An add-on VAT would have particularly adverse effects on the retail industry. There would be an especially pronounced reduction in retail spending because nearly all retail goods would be subject to double-digit VAT rates, while many other consumer purchases would be exempt under a narrow-based VAT. In addition, some consumers would evade the tax – experience in other countries suggests 12 percent non-compliance with the VAT – driving up the VAT rate.
Moreover, an add-on VAT leaves the economy considerably worse off than a similarly-sized reduction in government spending on income transfers. With an add-on VAT, GDP would initially be lower and the economy would lose jobs; by comparison, GDP and employment would increase with a reduction in spending. Although lower deficits and debt would have positive long-run economic effects for the economy, most middle income Americans who are working age or older at the time of enactment of the VAT would be worse off.

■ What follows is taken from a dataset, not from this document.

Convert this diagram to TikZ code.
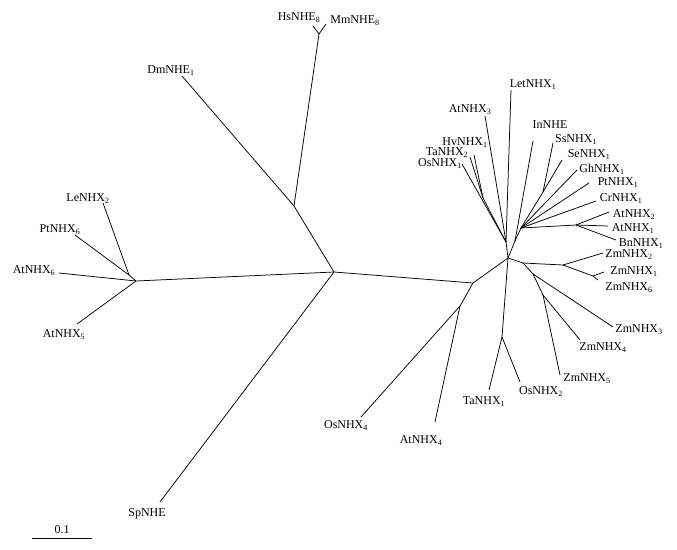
\documentclass[tikz,border=0pt]{standalone}
\usepackage{fontspec}
\setmainfont{Liberation Serif}
\newcommand{\sbs}[1]{\textsubscript{#1}}
\begin{document}
\begin{tikzpicture}[x=1pt,y=-1pt,
  br/.style={line width=0.75pt,black},
  lab/.style={inner sep=0pt,text height=8.5pt,text depth=0pt,font=\fontsize{12}{12}\selectfont}]
\useasboundingbox (0,0) rectangle (677,549);
% internal nodes
\coordinate (L) at (136,281);
\coordinate (L2) at (129,275);
\coordinate (C1) at (334,272);
\coordinate (D) at (294,206);
\coordinate (H) at (319,34);
\coordinate (C2) at (473,283);
\coordinate (A4) at (460,306);
\coordinate (C3) at (508,258);
\coordinate (N1) at (506,242);
\coordinate (V) at (483,198);
\coordinate (R0) at (515,241);
\coordinate (R1) at (521,228);
\coordinate (Q) at (543,192);
\coordinate (A12) at (576,225);
\coordinate (Z0) at (523,263);
\coordinate (Zm) at (563,265);
\coordinate (Z16) at (593,276);
\coordinate (Z3) at (533,274);
\coordinate (Z45) at (543,295);
\coordinate (T) at (502,337);
% leaf ends
\coordinate (eAtNHXvi) at (59,273);
\coordinate (ePtNHXvi) at (75,235);
\coordinate (eLeNHXii) at (103,203);
\coordinate (eAtNHXv) at (77,324);
\coordinate (eSpNHE) at (160,502);
\coordinate (eDmNHEi) at (182,76);
\coordinate (eHsNHE) at (313,26);
\coordinate (eMmNHE) at (326,24);
\coordinate (eOsNHXiv) at (361,417);
\coordinate (eAtNHXiv) at (435,422);
\coordinate (eLetNHXi) at (511,90);
\coordinate (eAtNHXiii) at (485,116);
\coordinate (eOsNHXi) at (462,164);
\coordinate (eHvNHXi) at (474,155);
\coordinate (eTaNHXii) at (470,157);
\coordinate (eInNHE) at (533,141);
\coordinate (eSsNHXi) at (553,143);
\coordinate (eSeNHXi) at (562,160);
\coordinate (eGhNHXi) at (577,170);
\coordinate (ePtNHXi) at (589,183);
\coordinate (eCrNHXi) at (596,201);
\coordinate (eAtNHXii) at (609,212);
\coordinate (eAtNHXi) at (608,226);
\coordinate (eBnNHXi) at (616,240);
\coordinate (eZmNHXii) at (603,253);
\coordinate (eZmNHXi) at (604,272);
\coordinate (eZmNHXvi) at (598,280);
\coordinate (eZmNHXiii) at (613,327);
\coordinate (eZmNHXiv) at (580,340);
\coordinate (eZmNHXv) at (560,375);
\coordinate (eTaNHXi) at (489,390);
\coordinate (eOsNHXii) at (520,382);
% branches
\draw[br] (L) -- (eAtNHXvi);
\draw[br] (L) -- (eAtNHXv);
\draw[br] (L) -- (L2);
\draw[br] (L2) -- (ePtNHXvi);
\draw[br] (L2) -- (eLeNHXii);
\draw[br] (L) -- (C1);
\draw[br] (C1) -- (eSpNHE);
\draw[br] (C1) -- (D);
\draw[br] (D) -- (eDmNHEi);
\draw[br] (D) -- (H);
\draw[br] (H) -- (eHsNHE);
\draw[br] (H) -- (eMmNHE);
\draw[br] (C1) -- (C2);
\draw[br] (C2) -- (A4);
\draw[br] (A4) -- (eOsNHXiv);
\draw[br] (A4) -- (eAtNHXiv);
\draw[br] (C2) -- (C3);
\draw[br] (C3) -- (N1);
\draw[br] (N1) -- (eLetNHXi);
\draw[br] (N1) -- (eAtNHXiii);
\draw[br] (N1) -- (eOsNHXi);
\draw[br] (N1) -- (V);
\draw[br] (V) -- (eHvNHXi);
\draw[br] (V) -- (eTaNHXii);
\draw[br] (C3) -- (R0);
\draw[br] (R0) -- (R1);
\draw[br] (R0) -- (eInNHE);
\draw[br] (R1) -- (Q);
\draw[br] (Q) -- (eSsNHXi);
\draw[br] (Q) -- (eSeNHXi);
\draw[br] (R1) -- (eGhNHXi);
\draw[br] (R1) -- (ePtNHXi);
\draw[br] (R1) -- (eCrNHXi);
\draw[br] (R1) -- (A12);
\draw[br] (A12) -- (eAtNHXii);
\draw[br] (A12) -- (eAtNHXi);
\draw[br] (A12) -- (eBnNHXi);
\draw[br] (C3) -- (Z0);
\draw[br] (Z0) -- (Zm);
\draw[br] (Zm) -- (eZmNHXii);
\draw[br] (Zm) -- (Z16);
\draw[br] (Z16) -- (eZmNHXi);
\draw[br] (Z16) -- (eZmNHXvi);
\draw[br] (Z0) -- (Z3);
\draw[br] (Z3) -- (eZmNHXiii);
\draw[br] (Z3) -- (Z45);
\draw[br] (Z45) -- (eZmNHXiv);
\draw[br] (Z45) -- (eZmNHXv);
\draw[br] (C3) -- (T);
\draw[br] (T) -- (eTaNHXi);
\draw[br] (T) -- (eOsNHXii);
% labels
\node[lab] (tAtNHXvi) at (34,269) {AtNHX\sbs{6}};
\node[lab] (tPtNHXvi) at (60,228) {PtNHX\sbs{6}};
\node[lab] (tLeNHXii) at (88,197) {LeNHX\sbs{2}};
\node[lab] (tAtNHXv) at (64,333) {AtNHX\sbs{5}};
\node[lab] (tSpNHE) at (147,512) {SpNHE};
\node[lab] (tDmNHEi) at (171,69) {DmNHE\sbs{1}};
\node[lab] (tHsNHE) at (299,16) {HsNHE\sbs{8}};
\node[lab] (tMmNHE) at (355,19) {MmNHE\sbs{8}};
\node[lab] (tOsNHXiv) at (346,424) {OsNHX\sbs{4}};
\node[lab] (tAtNHXiv) at (421,439) {AtNHX\sbs{4}};
\node[lab] (tLetNHXi) at (533,83) {LetNHX\sbs{1}};
\node[lab] (tAtNHXiii) at (470,108) {AtNHX\sbs{3}};
\node[lab] (tHvNHXi) at (465,141) {HvNHX\sbs{1}};
\node[lab] (tTaNHXii) at (447,151) {TaNHX\sbs{2}};
\node[lab] (tOsNHXi) at (440,162) {OsNHX\sbs{1}};
\node[lab] (tInNHE) at (550,124) {InNHE};
\node[lab] (tSsNHXi) at (576,138) {SsNHX\sbs{1}};
\node[lab] (tSeNHXi) at (589,153) {SeNHX\sbs{1}};
\node[lab] (tGhNHXi) at (602,168) {GhNHX\sbs{1}};
\node[lab] (tPtNHXi) at (618,181) {PtNHX\sbs{1}};
\node[lab] (tCrNHXi) at (621,197) {CrNHX\sbs{1}};
\node[lab] (tAtNHXii) at (634,213) {AtNHX\sbs{2}};
\node[lab] (tAtNHXi) at (633,227) {AtNHX\sbs{1}};
\node[lab] (tBnNHXi) at (641,242) {BnNHX\sbs{1}};
\node[lab] (tZmNHXii) at (629,253) {ZmNHX\sbs{2}};
\node[lab] (tZmNHXi) at (634,270) {ZmNHX\sbs{1}};
\node[lab] (tZmNHXvi) at (629,286) {ZmNHX\sbs{6}};
\node[lab] (tZmNHXiii) at (639,328) {ZmNHX\sbs{3}};
\node[lab] (tZmNHXiv) at (603,346) {ZmNHX\sbs{4}};
\node[lab] (tZmNHXv) at (587,377) {ZmNHX\sbs{5}};
\node[lab] (tOsNHXii) at (541,390) {OsNHX\sbs{2}};
\node[lab] (tTaNHXi) at (484,400) {TaNHX\sbs{1}};
% scale bar
\coordinate (sbA) at (32,538);
\coordinate (sbB) at (92,538);
\draw[br] (sbA) -- (sbB);
\node[lab] (tScale) at (62,529) {0.1};
\end{tikzpicture}
\end{document}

Perhaps the most troubling aspect of a deficit-reducing VAT is that, if enacted in the near future, its negative effects on GDP, consumer spending, and employment would occur in the face of the current economic climate of weak economic growth, high unemployment, and low consumer confidence. The near-term drop in output, loss of jobs, and sharp decline in consumer spending described by this report would raise additional economic worries, rather than shoring up the weak economy. With the CBO projecting unemployment to not fall below 7 percent until 2013, the initial reduction in employment from a VAT, estimated to be roughly equivalent to 850,000 jobs, would make full economic recovery much more difficult.